Dans les sociétés amérindiennes, le chef, c’est celui qui n’a pas d’autorité politique et qui ne peut donner d’ordre. En somme, le chef est celui à qui la société empêche d’avoir un quelconque pouvoir. Les sociétés primitives craignent le pouvoir coercitif et le risque de désagrégation qu’elle implique. Pour assurer la pérennité du groupe, les cultures indiennes déploient une machinerie culturelle qui vise à contrôler la violence de la coercition en empêchant la «conjonction entre chef et pouvoir». C’est tout le sens que l’on peut donner à la chefferie indienne qui lutte contre la mise en place d’une structure étatique en maintenant des dispositifs de capture qui place le chef dans une impuissance politique permanente. Dans les sociétés occidentales, un président ou un chef d’État est celui qui est aux commandes, qui ordonne et à qui on obéit. Et le président n’a bien entendu aucune obligation envers le peuple qu’il gouverne puisqu’il détient le pouvoir. Dans les cultures indiennes, c’est tout le contraire. Seul le chef doit obéir à la société. Il est obligé d’être généreux, d’être un bon orateur et de travailler plus que les autres.
L’absence d’autorité politique est donc la principale caractéristique du chef indien. Mais la fonction de chef impose néanmoins des qualités requises non négligeables. Tout d’abord, il est le porte-parole de sa communauté et doit assurer le maintien de la paix entre les tribus et apaiser les tensions existantes. Il est moins un juge qu’un arbitre qui tente par sa présence de «réunir ce qui est épars». La générosité est la seconde qualité émanant du chef. En réalité, il est obligé de donner présents et biens matériels aux membres de sa communauté sans quoi il risquerait de perdre son statut. Plus on fait preuve de générosité, et plus on est apprécié en tant que bon chef. De fait, le chef est également celui qui possède le moins de biens et qui porte les ornements les plus déplorables comme c’est le cas chez les Urubu. Loin d’être un roi fainéant, le chef indien se doit d’être inventif pour offrir des cadeaux et donc «travailler plus pour donner plus.». Les leaders indiens sont ainsi des travailleurs assidus et font preuve de virtuosité pour confectionner des armes (arcs, flèches) ou des parures.

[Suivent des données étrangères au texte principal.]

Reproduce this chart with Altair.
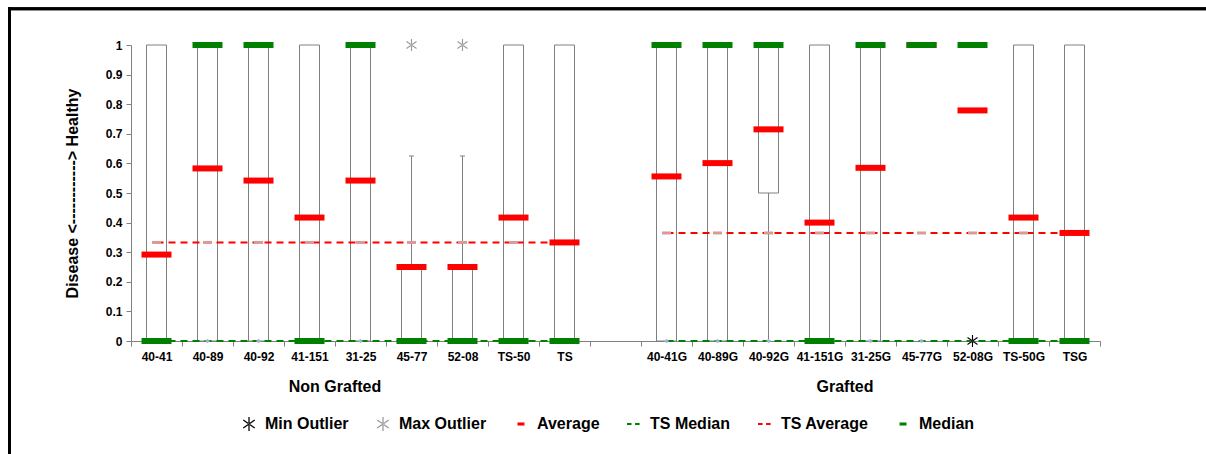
import altair as alt
import pandas as pd

# ---------------- data ----------------
ng_labels = ["40-41", "40-89", "40-92", "41-151", "31-25", "45-77", "52-08", "TS-50", "TS"]
g_labels = ["40-41G", "40-89G", "40-92G", "41-151G", "31-25G", "45-77G", "52-08G", "TS-50G", "TSG"]
gap_label = " "
categories = ng_labels + [gap_label] + g_labels

group_names = ["Non Grafted", "Grafted"]
ts_medians = [0.0, 0.0]
ts_averages = [0.333, 0.365]

box_low = [0, 0, 0, 0, 0, 0, 0, 0, 0,
           0, 0, 0.5, 0, 0, None, None, 0, 0]
box_high = [1, 1, 1, 1, 1, 0.25, 0.25, 1, 1,
            1, 1, 1, 1, 1, None, None, 1, 1]
whisker_low = [0, 0, 0, 0, 0, 0, 0, 0, 0,
               0, 0, 0, 0, 0, None, None, 0, 0]
whisker_high = [1, 1, 1, 1, 1, 0.625, 0.625, 1, 1,
                1, 1, 1, 1, 1, None, None, 1, 1]
medians = [0, 1, 1, 0, 1, 0, 0, 0, 0,
           1, 1, 1, 0, 1, 1, 1, 0, 0]
averages = [0.292, 0.583, 0.542, 0.417, 0.542, 0.25, 0.25, 0.417, 0.333,
            0.556, 0.601, 0.715, 0.40, 0.585, 1.0, 0.779, 0.417, 0.365]
max_outliers = [None, None, None, None, None, 1, 1, None, None,
                None, None, None, None, None, None, None, None, None]
min_outliers = [None, None, None, None, None, None, None, None, None,
                None, None, None, None, None, None, 0, None, None]

legend_labels = ["Min Outlier", "Max Outlier", "Average", "TS Median", "TS Average", "Median"]
legend_colors = ["#000000", "#9a9a9a", "#ff0000", "#008000", "#ff0000", "#008000"]

# ---------------- tables ----------------
labels = ng_labels + g_labels
groups = [group_names[0]] * len(ng_labels) + [group_names[1]] * len(g_labels)
df = pd.DataFrame({
    "cat": labels, "group": groups,
    "box_low": box_low, "box_high": box_high,
    "wl": whisker_low, "wh": whisker_high,
    "median": medians, "average": averages,
})
df["ts_avg"] = [ts_averages[group_names.index(g)] for g in groups]
df["ts_med"] = [ts_medians[group_names.index(g)] for g in groups]

whisk_rows, cap_rows = [], []
for c, bl, bh, wl, wh in zip(labels, box_low, box_high, whisker_low, whisker_high):
    if bl is None:
        continue
    if wh > bh:
        whisk_rows.append({"cat": c, "y": bh, "y2": wh})
        cap_rows.append({"cat": c, "y": wh})
    if wl < bl:
        whisk_rows.append({"cat": c, "y": wl, "y2": bl})
        cap_rows.append({"cat": c, "y": wl})
whisk = pd.DataFrame(whisk_rows)
caps = pd.DataFrame(cap_rows)

out_rows = []
for c, v in zip(labels, min_outliers):
    if v is not None:
        out_rows.append({"cat": c, "v": v, "series": "Min Outlier"})
for c, v in zip(labels, max_outliers):
    if v is not None:
        out_rows.append({"cat": c, "v": v, "series": "Max Outlier"})
outl = pd.DataFrame(out_rows)

group_lab = pd.DataFrame({"cat": ["41-151", "41-151G"], "text": group_names})

# ---------------- shapes ----------------
ast = ("M-0.09,-1L0.09,-1L0.09,1L-0.09,1Z"
       "M0.77,0.64L0.87,0.5L-0.77,-0.64L-0.87,-0.5Z"
       "M-0.77,0.64L-0.87,0.5L0.77,-0.64L0.87,-0.5Z")
bar_sym = "M-0.5,-0.22H0.5V0.22H-0.5Z"
dash_sym = "M-1,-0.13H-0.35V0.13H-1ZM0.15,-0.13H0.8V0.13H0.15Z"
legend_shapes = [ast, ast, bar_sym, dash_sym, dash_sym, bar_sym]

W, H = 969, 296
GRAY = "#808080"

xscale = alt.Scale(type="band", domain=categories, paddingInner=0, paddingOuter=0)
yscale = alt.Scale(domain=[0, 1], nice=False)
X = alt.X("cat:N", scale=xscale, sort=categories,
          axis=alt.Axis(title=None, tickBand="extent", labelAngle=0, labelFontSize=12,
                        labelFontWeight="bold", labelColor="black", tickSize=5,
                        tickColor=GRAY, domainColor=GRAY, labelPadding=5))
yaxis = alt.Axis(values=[0, 0.1, 0.2, 0.3, 0.4, 0.5, 0.6, 0.7, 0.8, 0.9, 1], format="~g",
                 grid=False, labelFontSize=12, labelFontWeight="bold", labelColor="black",
                 tickSize=5, tickColor=GRAY, domainColor=GRAY, labelPadding=4,
                 title="Disease <------------> Healthy", titleFontSize=16,
                 titleFontWeight="bold", titleColor="black", titleX=-59, titleY=H / 2,
                 titleAngle=-90, titleBaseline="middle", titleAlign="center")


def Y(field):
    return alt.Y(field, type="quantitative", scale=yscale, axis=yaxis)


base = alt.Chart(df)

boxes = base.transform_filter("isValid(datum.box_low)").mark_bar(
    size=20, fill="white", stroke=GRAY, strokeWidth=1, opacity=1
).encode(x=X, y=Y("box_low"), y2="box_high:Q")

whiskers = alt.Chart(whisk).mark_rule(color=GRAY, strokeWidth=1).encode(
    x=X, y=Y("y"), y2="y2:Q")
cap_marks = alt.Chart(caps).mark_tick(size=5, thickness=1, color=GRAY, opacity=1).encode(
    x=X, y=Y("y"))

ts_med_line = base.mark_line(color="#008000", strokeDash=[7, 5], strokeWidth=2, opacity=1).encode(
    x=X, y=Y("ts_med"), detail="group:N")
ts_avg_line = base.mark_line(color="#ff0000", strokeDash=[7, 5], strokeWidth=2, opacity=1).encode(
    x=X, y=Y("ts_avg"), detail="group:N")
ts_avg_marks = base.mark_tick(size=9, thickness=3, color="#d99a9a", opacity=1).encode(
    x=X, y=Y("ts_avg"))
ts_med_marks = base.mark_point(shape="cross", size=18, filled=True, color="#a8b8d8",
                               opacity=1).encode(x=X, y=Y("ts_med"))

avg_marks = base.mark_tick(size=30, thickness=6, color="#ff0000", opacity=1).encode(
    x=X, y=Y("average"))
med_marks = base.mark_tick(size=30, thickness=6, color="#008000", opacity=1).encode(
    x=X, y=Y("median"))

leg = alt.Legend(title=None, orient="none", legendX=110, legendY=371, direction="horizontal",
                 columns=6, labelFontSize=16, labelFontWeight="bold", labelColor="black",
                 labelFont="Liberation Sans", symbolSize=196, symbolStrokeWidth=0,
                 labelOffset=8, columnPadding=26, symbolOpacity=1)
outliers = alt.Chart(outl).mark_point(filled=True, size=150, opacity=1).encode(
    x=X, y=Y("v"),
    color=alt.Color("series:N", scale=alt.Scale(domain=legend_labels, range=legend_colors),
                    legend=leg),
    shape=alt.Shape("series:N", scale=alt.Scale(domain=legend_labels, range=legend_shapes),
                    legend=leg),
)

group_text = alt.Chart(group_lab).mark_text(
    fontSize=16, fontWeight="bold", color="black", baseline="middle", align="center"
).encode(x=alt.X("cat:N", scale=xscale, bandPosition=1), y=alt.value(H + 46), text="text:N")

frame_top = alt.Chart(group_lab).mark_rule(color="black", strokeWidth=3).encode(
    x=alt.value(-123), x2=alt.value(1075 + 10), y=alt.value(-36.3))
frame_left = alt.Chart(group_lab).mark_rule(color="black", strokeWidth=3).encode(
    x=alt.value(-121.5), y=alt.value(-37.5), y2=alt.value(H + 120))

chart = alt.layer(
    boxes, whiskers, cap_marks, ts_med_line, ts_avg_line, ts_avg_marks, ts_med_marks,
    avg_marks, med_marks, outliers, group_text, frame_top, frame_left
).properties(
    width=W, height=H, autosize="none",
    padding={"left": 131, "top": 45, "right": 106, "bottom": 113},
).configure(font="Liberation Sans").configure_view(stroke=None)

chart.save("out.html", embed_options={"renderer": "svg", "actions": False})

Un bon leader est aussi celui qui sait parler. Pour accéder à la chefferie, il faut être un bon orateur. Dans la majorité des sociétés amérindiennes, le leader doit chaque jour prononcer un «discours édifiant» portant sur des thèmes liés à sa fonction de garant de la paix sociale comme la loyauté, la bonne entente sociale, les vertus indispensables au bien-vivre ensemble. Le plus souvent, il prêche dans l’indifférence totale. Seule la présence quotidienne de la parole du chef importe car elle traduit paradoxalement un moyen de mettre à l’écart la menace de la violence coercitive. La société piège en fait le leader dans le langage. Son obligation de parler tous les jours, d’être un bon orateur l’empêche tout simplement de donner des ordres et de commander. Tant que le chef prononce quotidiennement un discours vide, il ne peut revendiquer une autorité politique.
La polygynie peut être considérée comme le seul privilège existant du chef exceptées quelques sociétés amérindiennes. En échange de ce privilège qui lui permet de posséder plusieurs femmes, le chef est dans l’obligation d’être généreux et bon orateur. Il faut préciser que le seul moment où le chef dispose d’un réel pouvoir se situe en temps de guerre ou de pénurie. Néanmoins, ce pouvoir se place sous l’autorité d’un conseil des sages. Le chef se limite donc à donner des ordres aux guerriers. Mais en temps de paix, le chef perd aussitôt tout pouvoir.
Alors pourquoi donc avoir un chef s’il n’a pas de pouvoir ? Tout simplement, nous dit Pierre Clastres, pour figurer le lieu du pouvoir. L’important dans la chefferie indienne, c’est d’occuper le siège du chef afin de combler un vide en quelque sorte. La figuration du pouvoir a donc plus de valeur que son exercice qui reste finalement exceptionnel.
Si l’on s’inspire du modèle politique de la chefferie indienne que l’on vient de décortiquer, on peut alors se demander si nos dirigeants actuels sont de bons chefs. La polygynie est généralement un privilège qu’ils se sont
appropriés avant d’exercer le pouvoir et ils apparaissent bien souvent comme de bons orateurs. Mais dans l’ensemble, ils sont tous sauf généreux, refusent d’obéir à leurs concitoyens et placent l’exercice du pouvoir au-dessus de sa simple figuration. Comme nos présidents contestent le droit de la société de les piéger et de les empêcher d’exercer le pouvoir, ils ne pourraient pas être chefs dans le système politique amérindien. Ils seraient tout simplement rejetés, expulsés voir tués.